I guess what I'm trying to say is that it saddens and angers me to know that it is more important to have a solid resume with impressive references than it is to walk into a future employer, stand with stiff back, and exclaim, "I have sifted through the scat of muskrats and I can tell you that they do not prefer berries to minnows." It shouldn't matter that the position for which I am applying (and for which I have no applicable credentials) is Aerospace Engineer or Federal Food Safety Inspector - it should be impressive enough that I am the kind of person who has taken it upon himself to realize both the brutal harshness of the natural world and the impossible miracle of our existence. I may not know what constitutes "drag" or "lift", but I do know that I have watched swallows fly in swarms among the endless plains of the Peruvian lowlands and have killed a great many of them through the art of slingshot. This, I believe, would give me some legitamacy in talking about matters of flight. Of course, I highly doubt that NASA would see it that way, and that is exactly why this world is doomed for failure. We've screwed the pooch.

They say that Modernism is an endless march into the future. I say, "go back." It's not that hard. We'll start with walkabouts, and I'll be the first to go. If it works, and I come back alive, I will share my knowledge with you. I will also share the tanned hides of jackrabbits and water bladders I've constructed from the organs of South American antelopes. If I perish, then remember me not as the idealistic young fool that "the world" will attempt to paint me as, but as the first pioneer venturing into a new wilderness: the wilderness of our own souls.


Trevor Jackson said...

You know, most of us just shut up and put our iPods on shuffle. But then you had to go bringing up Paris, Texas, and primeval fires and crucibles and muskrat scat.
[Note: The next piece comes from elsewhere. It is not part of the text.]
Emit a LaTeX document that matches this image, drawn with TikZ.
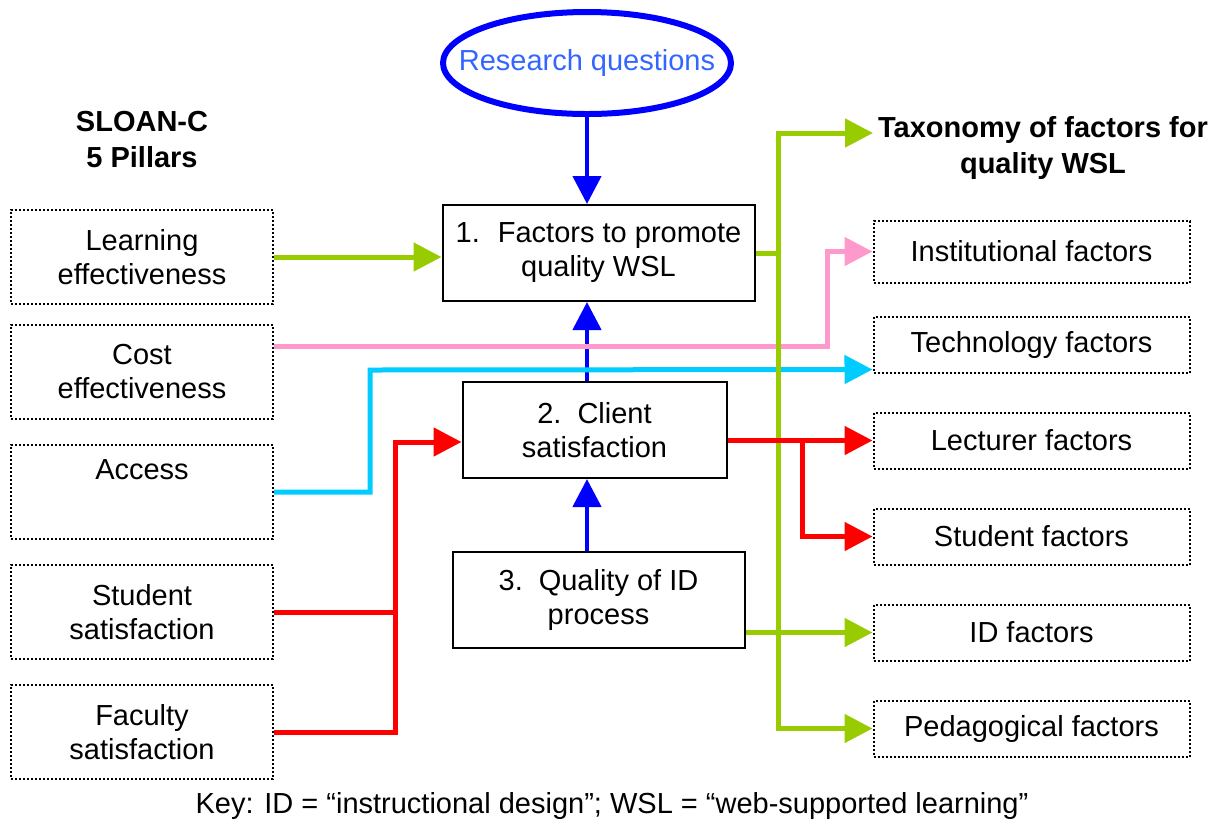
\documentclass[tikz,border=0pt]{standalone}
\usepackage{fontspec}
\setmainfont{Liberation Sans}
\usetikzlibrary{arrows.meta,shapes.geometric}
\definecolor{cgreen}{HTML}{99CC00}
\definecolor{cpink}{HTML}{FF99CC}
\definecolor{ccyan}{HTML}{00CCFF}
\definecolor{cred}{HTML}{FF0000}
\definecolor{cblue}{HTML}{0000FF}
\definecolor{ctext}{HTML}{3366FF}
\begin{document}
\begin{tikzpicture}[x=0.5pt,y=-0.5pt,
  every node/.style={font=\fontsize{14.5}{17}\selectfont, align=center, inner sep=0pt},
  titletext/.style={font=\fontsize{14.5}{18}\selectfont\bfseries},
  solidbox/.style={draw, line width=1pt, minimum height=48pt},
  dotbox/.style={draw, line width=1pt, dash pattern=on 1pt off 1pt, minimum width=131pt, minimum height=47pt},
  rbox/.style={draw, line width=1pt, dash pattern=on 1pt off 1pt, minimum width=158pt, minimum height=28pt},
  conn/.style={line width=2.5pt},
  tip/.style={-{Triangle[length=14pt,width=14pt]}}
]
\useasboundingbox (0,0) rectangle (1223,827);

% left column
\node[titletext] (sloan) at (142,140) {SLOAN-C\\5 Pillars};
\node[dotbox] (le) at (142,257) {Learning\\effectiveness};
\node[dotbox] (ce) at (142,372) {Cost\\effectiveness};
\node[dotbox] (ac) at (142,492) {Access\\\strut};
\node[dotbox] (ss) at (142,612) {Student\\satisfaction};
\node[dotbox] (fs) at (142,732) {Faculty\\satisfaction};

% centre column
\node[ellipse, draw=cblue, line width=3pt, inner xsep=-14pt, inner ysep=0pt, minimum width=144pt, minimum height=51pt, text=ctext] (rq) at (587,63) {Research questions};
\node[solidbox, minimum width=156pt] (b1) at (598.5,253) {1.\hspace{9pt}Factors to promote\\quality WSL};
\node[solidbox, minimum width=132pt] (b2) at (594.5,430) {2.\hspace{8pt}Client\\satisfaction};
\node[solidbox, minimum width=146pt] (b3) at (598.5,600) {3.\hspace{8pt}Quality of ID\\process};

% right column
\node[titletext] (tax) at (1043,148) {Taxonomy of factors for\\quality WSL};
\node[rbox, minimum height=31pt] (inst) at (1031.5,251.5) {Institutional factors};
\node[rbox] (tech) at (1031.5,344.5) {Technology factors};
\node[rbox] (lec) at (1031.5,440.5) {Lecturer factors};
\node[rbox] (stu) at (1031.5,536.5) {Student factors};
\node[rbox] (idf) at (1031.5,632.5) {ID factors};
\node[rbox] (ped) at (1031.5,728.5) {Pedagogical factors};

% key
\node (key) at (612,806) {Key: ID = “instructional design”; WSL = “web-supported learning”};

% helper coordinates
\coordinate (taxin) at (873,133);
\coordinate (gtop) at (778,133);
\coordinate (pkx) at (827,0);
\coordinate (cyx) at (370,370);
\coordinate (rj) at (395,442);
\coordinate (rb) at (802,0);

% blue arrows
\draw[cblue, line width=2.25pt, tip] (rq.south) -- (rq.south |- b1.north);
\draw[cblue, line width=2.25pt, tip] (rq.south |- b2.north) -- (rq.south |- b1.south);
\draw[cblue, line width=2.25pt, tip] (rq.south |- b3.north) -- (rq.south |- b2.south);

% pink
\draw[cpink, conn, tip] ([yshift=13pt]ce.east) -| (pkx |- inst.west) -- (inst.west);
% cyan
\draw[ccyan, conn, tip] (ac.east) -| (cyx) -- ([yshift=-12.5pt]tech.west);

% green
\draw[cgreen, conn, tip] (le.east) -- (le.east -| b1.west);
\draw[cgreen, conn, {Triangle[length=14pt,width=14pt]}-{Triangle[length=14pt,width=14pt]}] (taxin) -- (gtop) -- (gtop |- ped.west) -- (ped.west);
\draw[cgreen, conn] (b1.east) -- (b1.east -| gtop);
\draw[cgreen, conn, tip] (b3.east |- idf.west) -- (idf.west);

% red
\draw[cred, conn] (ss.east) -- (ss.east -| rj);
\draw[cred, conn, tip] (fs.east) -| (rj) -- ([yshift=-6pt]b2.west);
\draw[cred, conn, tip] (b2.east |- lec.west) -- (lec.west);
\draw[cred, conn, tip] (rb |- lec.west) |- (stu.west);
\end{tikzpicture}
\end{document}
Dammit. I'm in the wrong job.

Mathis said...

If you're in a job where you can put your iPod on shuffle at work, then you're in the right job.

Trevor Jackson said...

Shit. Grass is greener, huh.

Anonymous said...

If this is the "right" job then I desperately want to be somewhere "wrong".

p.s. You aren't the onliest person who contemplates abandoning his post. You just have a popular blog in which to vent said frustrations. And now I'm using that same popular blog to springboard upon my own soapbox.

The circle is somewhat complete . . . and completely pathetic.

Trevor Jackson said...

Also? Someone just brought me a cookie.

But it wasn't very good. Kinda cakey.

Danny Fisher said...

*SHAKTI MANN is out of the office on walkabout. He will return on the 28th. If this an emergency, please e-mail his secretary. Thanks and have a great day.*

Ian said...

A friend of mine told me that nowadays grad schools and employers want more than just academic success--"they want you to have gone to Africa to dig wells or something." So now aspiring MBAs are competing for opportunities for walkabout-type endeavours in order to beef up their résumés. So it's not impossible that some future potential employer may in fact be impressed by your ability to glean information from rodent feces.

Mathis said...

That is heartening, Ian. Perhaps we are making progress after all.